# The Ubuntu Forum Community > Ubuntu Official Flavours Support > Installation & Upgrades > [ubuntu] Trying to install Ubuntu - selecting a mount point?

## komatsu

I am trying to install Ubuntu on one partition on my hard drive. There is 100GB free.


I've tried formatting with ext3 with a 2000mb swap file but it still does not work.

I think I am not selecting a "mount point" - how do I do this?

----------


## e79

If you are doing a simple manual partitioning on a drive where NO other OS reside, simply type */* as your mount point for your ext3 partition (also don't forget to flag the partition as 'bootable').
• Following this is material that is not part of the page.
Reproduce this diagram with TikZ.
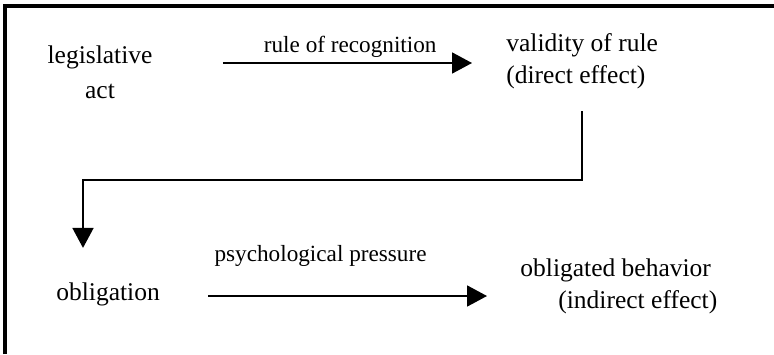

If you want to dual boot a Ubuntu/Windows set up, you can begin read more about it here :

https://help.ubuntu.com/community/WindowsDualBoot

Hope this helps

----------


## komatsu

ok e79 thanks for that.

When formatting the partitions on the hdd do I make them primary or logical?
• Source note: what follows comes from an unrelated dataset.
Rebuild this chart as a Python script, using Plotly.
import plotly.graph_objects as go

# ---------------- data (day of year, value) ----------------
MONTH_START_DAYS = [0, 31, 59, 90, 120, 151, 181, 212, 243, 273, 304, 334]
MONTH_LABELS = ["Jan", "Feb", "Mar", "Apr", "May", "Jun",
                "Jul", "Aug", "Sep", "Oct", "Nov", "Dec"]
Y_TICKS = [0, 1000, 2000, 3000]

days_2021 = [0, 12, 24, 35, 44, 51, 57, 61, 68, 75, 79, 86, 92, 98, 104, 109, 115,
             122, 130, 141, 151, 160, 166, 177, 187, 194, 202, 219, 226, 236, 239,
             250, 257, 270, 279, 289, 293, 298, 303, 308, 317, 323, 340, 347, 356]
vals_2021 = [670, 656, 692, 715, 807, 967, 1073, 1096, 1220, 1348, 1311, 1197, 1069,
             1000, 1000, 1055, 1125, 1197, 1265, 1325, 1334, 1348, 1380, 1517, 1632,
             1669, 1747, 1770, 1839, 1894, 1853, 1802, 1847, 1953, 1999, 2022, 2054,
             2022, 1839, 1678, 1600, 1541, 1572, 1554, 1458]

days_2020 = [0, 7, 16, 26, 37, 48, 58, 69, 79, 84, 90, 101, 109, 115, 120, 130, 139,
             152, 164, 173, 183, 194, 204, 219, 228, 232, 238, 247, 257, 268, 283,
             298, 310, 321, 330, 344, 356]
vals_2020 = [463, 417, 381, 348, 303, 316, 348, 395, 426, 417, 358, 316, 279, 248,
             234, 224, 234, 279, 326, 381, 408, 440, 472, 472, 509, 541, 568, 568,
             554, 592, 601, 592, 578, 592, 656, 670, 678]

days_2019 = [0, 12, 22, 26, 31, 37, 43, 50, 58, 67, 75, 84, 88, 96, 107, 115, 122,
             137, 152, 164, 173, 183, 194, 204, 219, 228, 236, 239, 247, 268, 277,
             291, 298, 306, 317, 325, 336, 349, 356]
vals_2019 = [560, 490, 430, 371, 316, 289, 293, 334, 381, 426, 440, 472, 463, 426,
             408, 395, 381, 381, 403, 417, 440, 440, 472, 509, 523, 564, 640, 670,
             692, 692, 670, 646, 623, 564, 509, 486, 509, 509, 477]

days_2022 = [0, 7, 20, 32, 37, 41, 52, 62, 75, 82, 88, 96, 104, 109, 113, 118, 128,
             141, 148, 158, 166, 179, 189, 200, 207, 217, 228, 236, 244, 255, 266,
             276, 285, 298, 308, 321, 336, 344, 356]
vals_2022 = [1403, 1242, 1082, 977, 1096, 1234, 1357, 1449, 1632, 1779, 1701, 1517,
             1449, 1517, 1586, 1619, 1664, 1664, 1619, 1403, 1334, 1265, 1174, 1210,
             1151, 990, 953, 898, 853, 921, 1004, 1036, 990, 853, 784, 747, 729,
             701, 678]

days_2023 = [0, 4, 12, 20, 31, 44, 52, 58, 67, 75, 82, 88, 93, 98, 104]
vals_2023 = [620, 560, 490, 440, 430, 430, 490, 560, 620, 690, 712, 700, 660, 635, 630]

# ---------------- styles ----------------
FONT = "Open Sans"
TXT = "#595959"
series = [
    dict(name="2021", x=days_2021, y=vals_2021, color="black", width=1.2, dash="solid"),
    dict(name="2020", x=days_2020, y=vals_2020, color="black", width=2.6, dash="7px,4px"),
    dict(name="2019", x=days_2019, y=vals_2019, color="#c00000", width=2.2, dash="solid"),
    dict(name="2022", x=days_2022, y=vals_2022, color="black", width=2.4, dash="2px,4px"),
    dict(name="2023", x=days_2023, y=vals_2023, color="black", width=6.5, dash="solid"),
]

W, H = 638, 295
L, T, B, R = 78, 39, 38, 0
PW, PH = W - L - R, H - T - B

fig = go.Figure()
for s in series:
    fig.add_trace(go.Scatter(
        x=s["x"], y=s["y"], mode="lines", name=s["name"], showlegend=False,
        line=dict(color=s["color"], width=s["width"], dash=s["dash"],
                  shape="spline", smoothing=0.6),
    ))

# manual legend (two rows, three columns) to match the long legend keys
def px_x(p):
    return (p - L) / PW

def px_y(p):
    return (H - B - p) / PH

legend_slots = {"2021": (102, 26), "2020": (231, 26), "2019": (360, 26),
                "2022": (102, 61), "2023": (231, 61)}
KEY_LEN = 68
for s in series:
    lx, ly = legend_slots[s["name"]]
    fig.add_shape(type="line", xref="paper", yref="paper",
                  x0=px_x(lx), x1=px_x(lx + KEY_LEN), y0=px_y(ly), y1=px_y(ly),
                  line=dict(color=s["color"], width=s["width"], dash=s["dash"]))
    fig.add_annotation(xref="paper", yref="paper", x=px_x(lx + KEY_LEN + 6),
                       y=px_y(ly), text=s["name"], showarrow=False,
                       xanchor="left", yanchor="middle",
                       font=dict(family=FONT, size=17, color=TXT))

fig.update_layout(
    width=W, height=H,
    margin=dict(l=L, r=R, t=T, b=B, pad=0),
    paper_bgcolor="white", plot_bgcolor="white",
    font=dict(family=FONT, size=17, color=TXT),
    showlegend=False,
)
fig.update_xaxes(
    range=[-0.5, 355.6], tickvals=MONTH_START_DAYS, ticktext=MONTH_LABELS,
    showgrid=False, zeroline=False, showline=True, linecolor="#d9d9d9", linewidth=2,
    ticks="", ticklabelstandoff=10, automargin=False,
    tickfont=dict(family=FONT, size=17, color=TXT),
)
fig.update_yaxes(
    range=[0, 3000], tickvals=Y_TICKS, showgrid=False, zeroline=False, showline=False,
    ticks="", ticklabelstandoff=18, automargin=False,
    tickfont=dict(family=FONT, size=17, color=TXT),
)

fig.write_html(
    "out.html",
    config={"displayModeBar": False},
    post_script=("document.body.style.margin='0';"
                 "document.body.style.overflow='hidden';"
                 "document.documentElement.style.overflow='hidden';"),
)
(remember I am trying to up a dual boot system with Vista and Ubuntu)

----------


## KdotJ

> ok e79 thanks for that.
> 
> When formatting the partitions on the hdd do I make them primary or logical?
> 
> (remember I am trying to up a dual boot system with Vista and Ubuntu)


I think it's up to you, though bare in mind you can only have five primary partitions on one hard disk (Well, I think it's five, may be four). I usually go with primary...

----------